Q: Should I polish the silver? A: Avoid aggressive polishing. Preserve original tarnish and tool marks. If needed, use a gentle silver cloth sparingly and stop well short of removing patina. A microcrystalline wax on clean, dry metal helps stabilize both steel and silver.

Care, Storage, and Handling Tips

  • Cleaning: Dry brush first; use a barely damp cloth to lift dust. Lightly oil steel/iron with a neutral, non-acidic oil; keep oil off silver where possible.
  • Silver: Do not dip. If tarnish obscures detail, a soft silver cloth or cotton swab with a mild paste, used sparingly, is preferable. Rinse residue and dry thoroughly.
  • Stabilization: Apply a thin microcrystalline wax to clean metal surfaces for barrier protection; buff gently.
  • Storage: Stable humidity (40–55%), away from leather that can off-gas acids.
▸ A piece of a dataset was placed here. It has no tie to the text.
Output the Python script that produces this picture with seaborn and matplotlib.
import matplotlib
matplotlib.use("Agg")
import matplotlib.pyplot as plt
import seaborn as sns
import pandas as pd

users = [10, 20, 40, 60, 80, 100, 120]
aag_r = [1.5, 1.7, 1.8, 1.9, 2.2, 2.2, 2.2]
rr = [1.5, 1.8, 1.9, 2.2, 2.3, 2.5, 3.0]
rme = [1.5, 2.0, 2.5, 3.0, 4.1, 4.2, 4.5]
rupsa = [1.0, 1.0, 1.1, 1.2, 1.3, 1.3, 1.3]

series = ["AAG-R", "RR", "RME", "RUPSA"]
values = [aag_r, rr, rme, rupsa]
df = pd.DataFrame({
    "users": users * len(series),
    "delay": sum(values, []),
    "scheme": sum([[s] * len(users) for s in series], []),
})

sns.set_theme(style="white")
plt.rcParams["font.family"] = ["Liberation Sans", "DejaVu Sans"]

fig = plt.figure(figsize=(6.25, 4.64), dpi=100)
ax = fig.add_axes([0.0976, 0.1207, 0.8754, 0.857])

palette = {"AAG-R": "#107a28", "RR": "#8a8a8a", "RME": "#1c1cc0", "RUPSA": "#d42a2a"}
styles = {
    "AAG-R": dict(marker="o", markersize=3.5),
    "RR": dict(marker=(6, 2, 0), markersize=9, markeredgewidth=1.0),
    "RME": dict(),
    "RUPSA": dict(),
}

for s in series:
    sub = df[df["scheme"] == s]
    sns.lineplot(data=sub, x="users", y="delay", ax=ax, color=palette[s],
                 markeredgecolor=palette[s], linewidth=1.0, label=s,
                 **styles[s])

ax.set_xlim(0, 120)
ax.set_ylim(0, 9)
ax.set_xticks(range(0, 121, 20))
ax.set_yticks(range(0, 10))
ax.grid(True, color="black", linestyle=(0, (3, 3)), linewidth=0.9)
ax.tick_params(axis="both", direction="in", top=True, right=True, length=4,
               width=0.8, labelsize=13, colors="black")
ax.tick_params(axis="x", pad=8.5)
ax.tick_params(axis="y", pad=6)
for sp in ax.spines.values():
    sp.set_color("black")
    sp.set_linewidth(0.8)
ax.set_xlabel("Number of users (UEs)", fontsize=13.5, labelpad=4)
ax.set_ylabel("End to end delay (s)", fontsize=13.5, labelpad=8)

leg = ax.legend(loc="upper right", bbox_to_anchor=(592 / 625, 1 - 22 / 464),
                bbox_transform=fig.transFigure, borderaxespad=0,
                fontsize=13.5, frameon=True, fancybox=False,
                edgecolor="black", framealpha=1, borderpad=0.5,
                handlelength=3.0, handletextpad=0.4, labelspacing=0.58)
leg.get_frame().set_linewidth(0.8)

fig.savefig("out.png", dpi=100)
Support bits on inert mounts; avoid hanging by one ring to prevent stress.
  • Documentation: Keep a written condition report, measurements, and photographs with the object. Provenance papers should be stored separately but cross-referenced.

A thoughtful appraisal synthesizes craftsmanship, maker, style, condition, and market data. With the right measurements, construction clues, and comparables, antique horse bit identification becomes systematic—and your valuations more defensible.